Remix.run Logo
svat 6 days ago

Try it here (you may have to create a Google Cloud project, but you don't have to enable billing or start the free trial):

https://console.cloud.google.com/bigquery?p=bigquery-public-...

Click on the `+` (white over blue background) in the tab bar at the top that says "SQL query" on popup, and type the following (I use the GoogleSQL pipe syntax (https://cloud.google.com/bigquery/docs/reference/standard-sq... / https://news.ycombinator.com/item?id=41347188) below, but you can also use standard SQL if you prefer):

    FROM `bigquery-public-data.hacker_news.full` 
    |> WHERE type = 'comment' AND timestamp < '2022-11-30'
    |> AGGREGATE COUNT(*) AS total, COUNTIF(text LIKE '%—%') AS with_em GROUP BY `by`
    |> EXTEND with_em / total AS fraction_with_em
    |> ORDER BY fraction_with_em DESC
    |> WHERE total > 100 AND fraction_with_em > 0.1
(I'm in place 47 of the 516 results, with 0.29 of my comments (258 of 875) having an em dash in them.)
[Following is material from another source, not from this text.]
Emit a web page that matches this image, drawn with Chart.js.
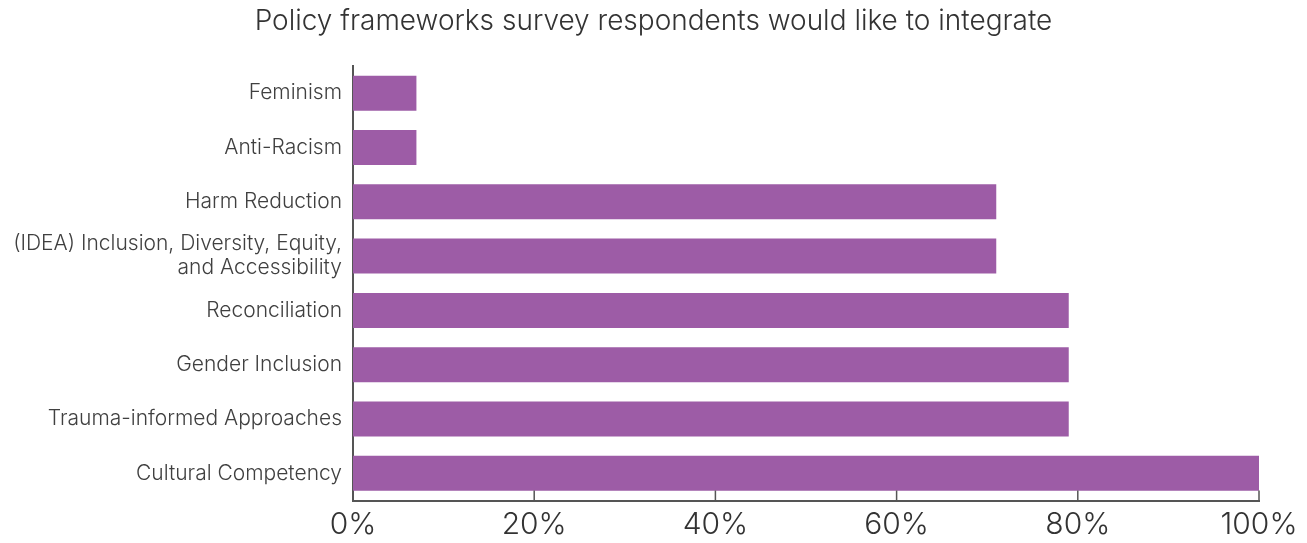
<!DOCTYPE html>
<html>
<head>
<meta charset="utf-8">
<script src="https://cdn.jsdelivr.net/npm/chart.js@4/dist/chart.umd.min.js"></script>
<style>
html,body{margin:0;padding:0;background:#fff;}
#wrap{width:1307px;height:543px;position:relative;}
</style>
</head>
<body>
<div id="wrap"><canvas id="c"></canvas></div>
<script>
const categories = [
  'Feminism',
  'Anti-Racism',
  'Harm Reduction',
  ['(IDEA) Inclusion, Diversity, Equity,', 'and Accessibility'],
  'Reconciliation',
  'Gender Inclusion',
  'Trauma-informed Approaches',
  'Cultural Competency'
];
const values = [7, 7, 71, 71, 79, 79, 79, 100];
const xTicks = [0, 20, 40, 60, 80, 100];
const titleText = 'Policy frameworks survey respondents would like to integrate';

const FONT = 'Inter, "Open Sans", sans-serif';
const AXIS = '#555555';

const tickStubs = {
  id: 'tickStubs',
  afterDraw(chart) {
    const x = chart.scales.x, ctx = chart.ctx;
    const bottom = chart.chartArea.bottom;
    ctx.save();
    ctx.strokeStyle = AXIS;
    ctx.lineWidth = 1.5;
    xTicks.forEach(v => {
      if (v === 0) return;
      const px = x.getPixelForValue(v);
      ctx.beginPath();
      ctx.moveTo(px, bottom);
      ctx.lineTo(px, bottom - 10);
      ctx.stroke();
    });
    ctx.restore();
  }
};

new Chart(document.getElementById('c'), {
  type: 'bar',
  data: {
    labels: categories,
    datasets: [{
      data: values,
      backgroundColor: '#9d5ca6',
      barPercentage: 0.645,
      categoryPercentage: 1.0
    }]
  },
  plugins: [tickStubs],
  options: {
    indexAxis: 'y',
    responsive: true,
    maintainAspectRatio: false,
    animation: false,
    layout: { padding: 0 },
    plugins: {
      legend: { display: false },
      tooltip: { enabled: false },
      title: {
        display: true,
        text: titleText,
        color: '#333333',
        font: { family: FONT, size: 28, weight: 300, lineHeight: 1.2 },
        padding: { top: 5, bottom: 27.4 }
      }
    },
    scales: {
      x: {
        min: 0, max: 100,
        afterBuildTicks(scale) { scale.ticks = xTicks.map(v => ({ value: v })); },
        afterFit(scale) { scale.height = 42.5; scale.paddingRight = 48; },
        grid: { display: false, drawTicks: false },
        border: { display: true, color: AXIS, width: 2 },
        ticks: {
          color: '#333333',
          font: { family: FONT, size: 30, weight: 300 },
          padding: 6,
          maxRotation: 0,
          autoSkip: false,
          callback: v => v + '%'
        }
      },
      y: {
        afterFit(scale) { scale.width = 353; },
        grid: { display: false, drawTicks: false },
        border: { display: true, color: AXIS, width: 2 },
        ticks: {
          color: '#404040',
          font: { family: FONT, size: 21, weight: 300, lineHeight: 1.15 },
          padding: 11,
          autoSkip: false
        }
      }
    }
  }
});
</script>
</body>
</html>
Edit: As you also asked about timestamps:

    FROM `bigquery-public-data.hacker_news.full`
    |> WHERE type = 'comment' AND timestamp < '2022-11-30'
    |> EXTEND text LIKE '%—%' AS has_em
    |> AGGREGATE
        COUNT(*) AS total,
        COUNTIF(has_em) AS with_em,
        MIN(timestamp) AS first_comment_timestamp,
        MIN(IF(has_em, timestamp, NULL)) AS first_em_timestamp,
        TIMESTAMP_SECONDS(CAST(AVG(time) AS INT64)) AS avg_comment_timestamp,
        TIMESTAMP_SECONDS(CAST(AVG(IF(has_em, time, NULL)) AS INT64)) AS avg_em_timestamp,
      GROUP BY `by`
    |> EXTEND with_em / total AS fraction_with_em
    |> ORDER BY fraction_with_em DESC
    |> WHERE total > 100 AND fraction_with_em > 0.1
for most people the average timestamp is just the midpoint of when they started posting (with em dashes) and the cutoff date of 2022-11-30, and the top-place user zmgsabst stands out for having started only in late January 2022.